De vez en cuando me viene a la memoria la llamada Escuela de Summerhill, de la que tanto se habló hace unas décadas. Aquella escuela fundada por Alexander Neill en una aldea del sur de Inglaterra y que tanta repercusión llegó a tener en el mundo educativo. Se abogaba allí por la bondad de los seres humanos, por la felicidad como máxima aspiración de la educación, por el amor y el respeto como base de la convivencia; y se le daba toda la importancia que merece a la corporalidad y a la sexualidad, al tiempo que se eliminaban los exámenes y las calificaciones, que tantos dolores de cabeza proporcionan a aprendices y a profesores; no había reprimendas ni castigos, ni se impartía ninguna asignatura relacionada con la religión.
La calle, no conviene olvidarlo, era nuestro medio natural, nuestra pequeña sabana; sobre todo, para quienes nacimos sin ordenadores, sin aparatos electrónicos, y casi sin televisión, o con una televisión que se limitaba a una única cadena que se convertía en perpetua. Y los niños, con el pan y el chocolate en la mano, imponíamos en ella nuestra ley de la calle a base de gritos, de carreras, de saltos, de juegos que se hacían interminables hasta que escuchábamos, ya bien entrada la tarde, la voz de nuestra madre para volver a casa.

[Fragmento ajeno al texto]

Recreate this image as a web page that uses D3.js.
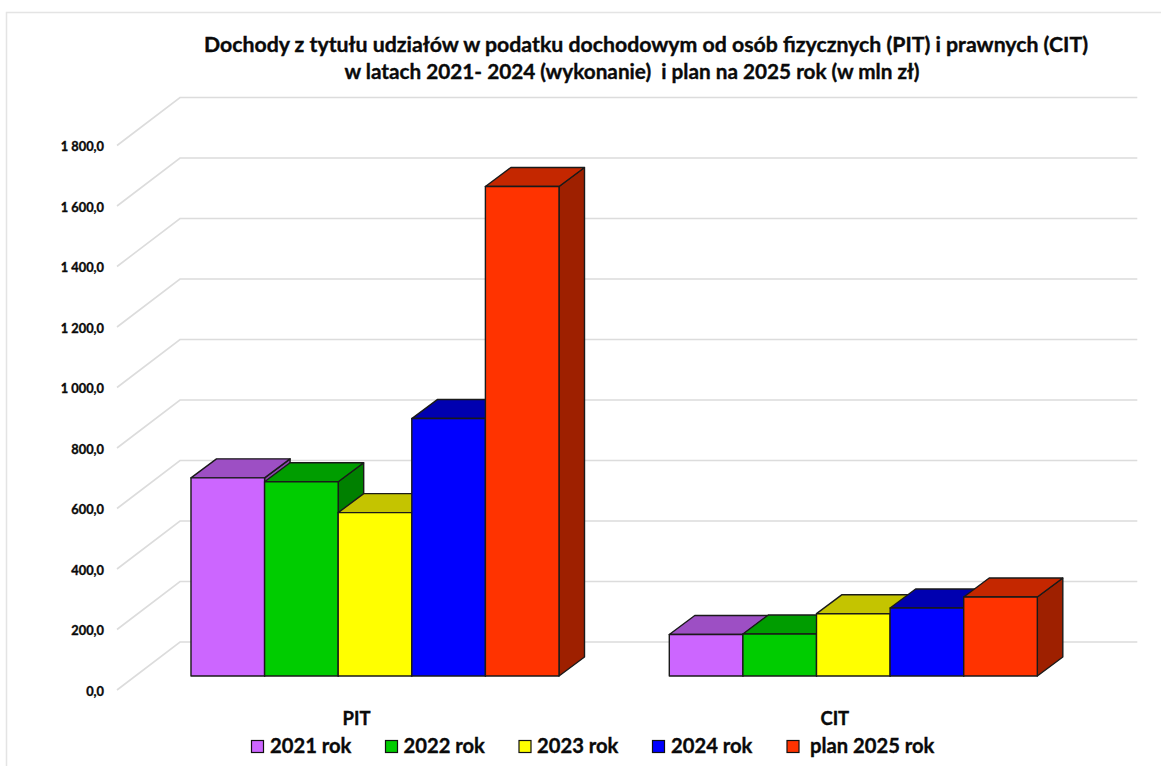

En mi último libro de poesía, 'Se está haciendo de noche', aparecido en 2014, en uno de sus poemas, el titulado 'El reino de la inocencia', jugué con la fantasía –¿quién no lo ha hecho en alguna ocasión?– de regresar al lugar de mi infancia, a mi calle, al sitio donde nací y di mis primeros pasos, para encontrarme de frente con aquel niño que fui yo mismo y que ya ha desaparecido para siempre, con la consiguiente decepción, «pues ni siquiera queda/ un rescoldo de esa tibia lumbre,/ de sentimientos y recuerdos/ extraviados, perdidos por completo».